Aber - fällt Ihnen auf, wie schnell auch die sogenannten Prominenten vergessen werden? Ja, richtig ver­gessen. Ein Lehrstuhl, ein Platz im Orchester, in der Künstlergardero­be, am Operationstisch ist verwaist

- 24 Stunden, nicht Tage, nein, 24 Stunden später sitzt ein Ersatzmann drauf und das Leben geht weiter. Gott sei Dank - aber eigentlich ist es traurig, daß auch hier die Dampf­walze des Konsums drüberfährt.

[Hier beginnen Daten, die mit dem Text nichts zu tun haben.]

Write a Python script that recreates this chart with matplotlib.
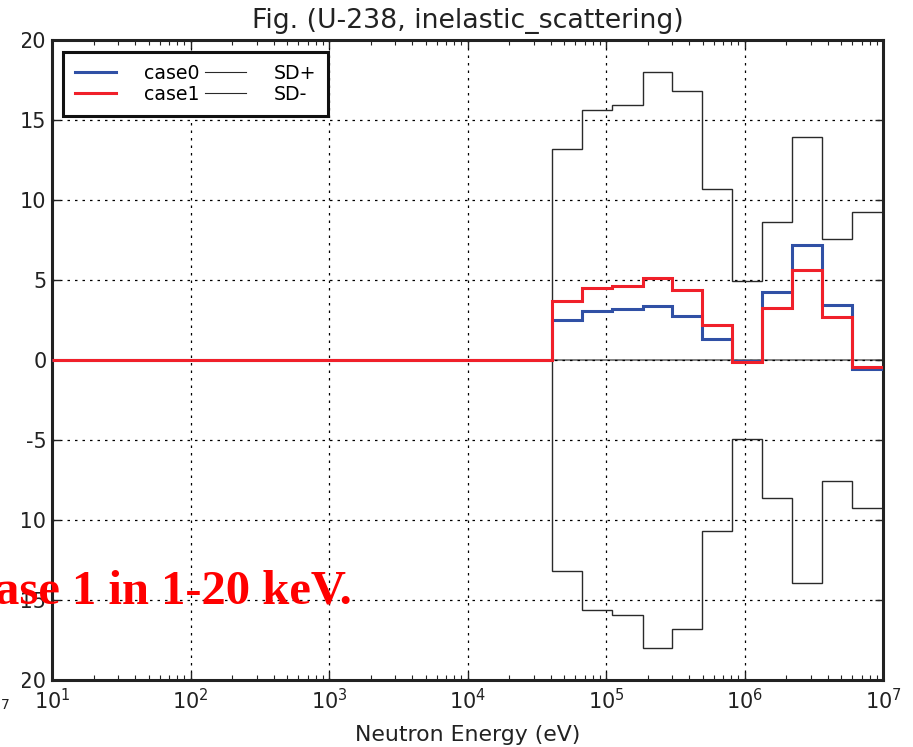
import matplotlib
matplotlib.use("Agg")
import matplotlib.pyplot as plt
from matplotlib.patches import Rectangle
from matplotlib.lines import Line2D

# Energy group edges (eV)
edges = [1e1, 4.06e4, 6.67e4, 1.11e5, 1.84e5, 3.0e5, 4.96e5, 8.17e5,
         1.34e6, 2.21e6, 3.65e6, 6.0e6, 1e7]
case0 = [0.0, 2.53, 3.09, 3.16, 3.36, 2.74, 1.30, -0.05, 4.24, 7.18, 3.41, -0.59]
case1 = [0.0, 3.68, 4.47, 4.63, 5.11, 4.38, 2.16, -0.13, 3.28, 5.63, 2.68, -0.45]
sd_plus = [0.0, 13.2, 15.6, 15.95, 18.0, 16.8, 10.7, 4.93, 8.65, 13.95, 7.56, 9.22]
sd_minus = [-v for v in sd_plus]

title = "Fig. (U-238, inelastic_scattering)"
xlabel = "Neutron Energy (eV)"
yticks = [-20, -15, -10, -5, 0, 5, 10, 15, 20]

W, H = 913, 747
fig = plt.figure(figsize=(W / 100, H / 100), dpi=100)
ax = fig.add_axes([52 / W, (H - 680) / H, 831 / W, 640 / H])

ax.axhline(0, color='0.5', lw=1.4, zorder=1)
ax.stairs(sd_plus, edges, baseline=None, color='#2a2a2a', lw=1.0, zorder=2)
ax.stairs(sd_minus, edges, baseline=None, color='#2a2a2a', lw=1.0, zorder=2)
ax.stairs(case0, edges, baseline=None, color='#3050a5', lw=2.2, zorder=3)
ax.stairs(case1, edges, baseline=None, color='#f0202a', lw=2.2, zorder=4)

ax.set_xscale('log')
ax.set_xlim(1e1, 1e7)
ax.set_ylim(-20, 20)
ax.set_yticks(yticks)
ax.set_yticklabels([str(v) for v in yticks])
ax.grid(True, which='major', color='black', linestyle=(0, (2, 4)), lw=0.9)
ax.tick_params(which='both', direction='in', top=True, right=True, colors='#222222')
ax.tick_params(which='major', length=6, width=1, labelsize=15)
ax.tick_params(which='minor', length=3.5, width=0.8)
ax.tick_params(axis='y', pad=4)
ax.tick_params(axis='x', pad=6)
for s in ax.spines.values():
    s.set_linewidth(2.2)
    s.set_color('#222222')

ax.set_title(title, fontsize=19.3, color='#222222', pad=8.5)
ax.set_xlabel(xlabel, fontsize=15.8, color='#222222', labelpad=8)

handles = [Line2D([], [], color='#3050a5', lw=2.2),
           Line2D([], [], color='#f0202a', lw=2.2),
           Line2D([], [], color='#2a2a2a', lw=0.8),
           Line2D([], [], color='#2a2a2a', lw=0.8)]
labels = ['case0', 'case1', 'SD+', 'SD-']
leg = ax.legend(handles, labels, ncol=2, loc='upper left', fontsize=13.6,
                fancybox=False, framealpha=1, edgecolor='#111111',
                handlelength=2.2, handletextpad=1.45, columnspacing=0.3,
                labelspacing=0.12, borderpad=0.62, borderaxespad=0,
                bbox_to_anchor=(11 / 831, 1 - 12 / 640))
leg.get_frame().set_linewidth(2.2)

# Overlay elements from the slide
fig.patches.append(Rectangle((0, 0), 22 / W, 1, transform=fig.transFigure,
                             facecolor='white', edgecolor='none', zorder=5))
fig.text(-5 / W, (H - 603) / H, "ase 1 in 1-20 keV.", color='#ff0000',
         fontsize=35, fontweight='bold', family='Liberation Serif',
         va='baseline', ha='left', zorder=6)
fig.text(1 / W, (H - 709) / H, "7", fontsize=10, color='#222222', zorder=6)

fig.savefig("out.png", dpi=100)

Unseres Freundes Heinz Conrads wurde gedacht, ein Park nach ihm benannt, aber - wer redet heute noch von Karl Hruschka, Fritz Heller, Emst Waldbrunn, Leopold Rudolf -ja, wer außer einigen Theater­menschen von Leopold Lindtberg. Wer erinnert sich noch an Max Lu­stig, Wondra und Zwickl, ohne die es in Wien keinen „bunten" Abend gab. Der große Chirurg Georg Gas­ser ist heimgegangen - nicht einmal alle seine Patienten erinnern sich an ihn. Karajan, ja - Torberg - da sorgen Gesellschaften und Rekla­mefirmen dafür, daß ihr Name noch ein wenig leuchtet, aber die, die da um uns herum waren? Vergessen! Der Vater stirbt - Schock, Erschrek-ken, Trauer - nach 14 Tagen geht Mami auf eine Asienreise. Ist die Welt brutal geworden, noch bruta­ler als sie war? Nein - die Zeit ist hart, härter als es notwendig wäre. Uns geht es so gut wie nie zuvor, vielleicht sind dadurch die Gedan­ken der Menschen nur mehr in Rich­tung Auto, Eigenheim und Lotto­schein gerichtet. Ich weiß es nicht, ich sehe es nur und bin traurig.

Zu wichtig ist die Erinnerung an die, die unser Leben mitgeformt ha­ben, zu wichtig das Erinnern an Zeiten, da nichts selbstverständlich war. Wer seine Toten vergißt, ver­gißt sich selber. Deshalb gehe ich gerne zu den Gräbern. Ich gestehe, es ist ein wenig Aberglaube und Furcht da bei, aber der Hauptgrund ist doch das Erinnern, das Beden­ken und Bedanken. Und das Wis­sen, daß einer nur dann tot ist, wenn keiner mehr an ihn denkt.

Allerseelen ist ein freudiger Tag, denn das Wiederfinden der Abge­schiedenen ist ein Fest der Liebe.